“Working Well: A Global Survey of Health Promotion and Workplace Wellness Strategies,” by Buck Consultants, reports that employers, regardless of location, identified improving worker productivity and reducing presenteeism as one of their top wellness program objectives. As health promotion takes its place as a top consideration among drivers of profitability and performance, an increasing number of organizations recognize their role in managing employee health—87% in 2012 versus 75% in 2010.
Overall, still only 36% of respondents currently measure specific outcomes of their health promotion programs, citing lack of resources (68%) and not knowing how to measure (34%) as the top reasons for not measuring. The likelihood of measurement increases with employer size, although even among the largest employers (20,000 or more employees), only 47% report having measured specific outcomes.
Thirty percent of employers who measured health promotion program outcomes indicated that they increased their emphasis on wellness programs during the tough economic outlook, compared to 21% of employers who do not measure outcomes.“With productivity having a direct tie to bottom-line revenue, organizations now consider health promotion as a core business value that positively impacts their ability to compete,” said Dave Ratcliffe, principal, Buck Consultants.

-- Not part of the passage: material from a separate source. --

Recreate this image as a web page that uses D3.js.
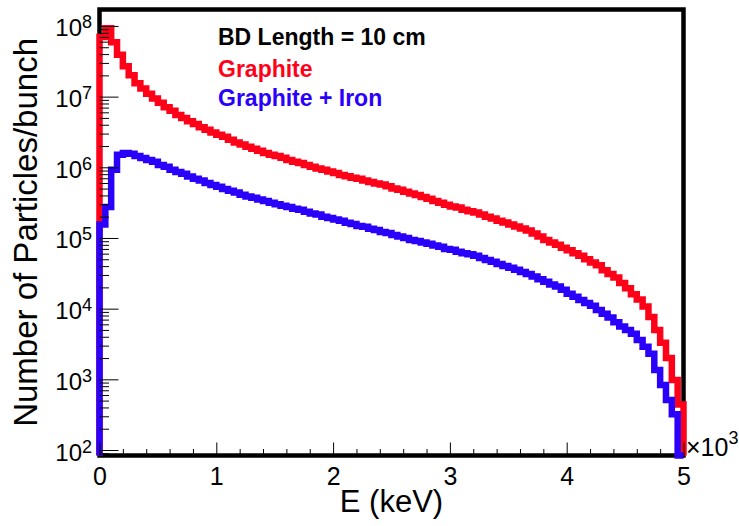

Further emphasizing the impact on the bottom line, 23% of U.S. employers indicated their wellness programs helped reduce the cost of providing health care benefits to their employees. Of those, 62% reported health care cost trend rate reductions of 2 percentage points or more, and 13% reported trend rate reductions of 6 percentage points or more.
Other key findings of Buck's global wellness study include:
- Increase in globalization—Among participating multinational organizations, 49% have a global health promotion strategy, up from 34% in 2008;
- Program focus: Move more, relax and eat better—Though different by specific geographic region, the majority of employers cite physical activity, stress and workplace safety as the top three issues driving wellness program design;
- Incentives' impact on program participation depends on type of activity—The survey shows that incentives have a direct correlation to program participation levels, but initiatives that require long-term lifestyle changes (such as physical exercise and nutrition) are not as greatly influenced by incentives as are more immediate programs (such as health assessment and biometric screenings); and
- Wellness initiatives continue to add value over time—While significant results from a wellness program can take years to realize, the survey shows how the impact of wellness programs differs by short-term and long-term payoff.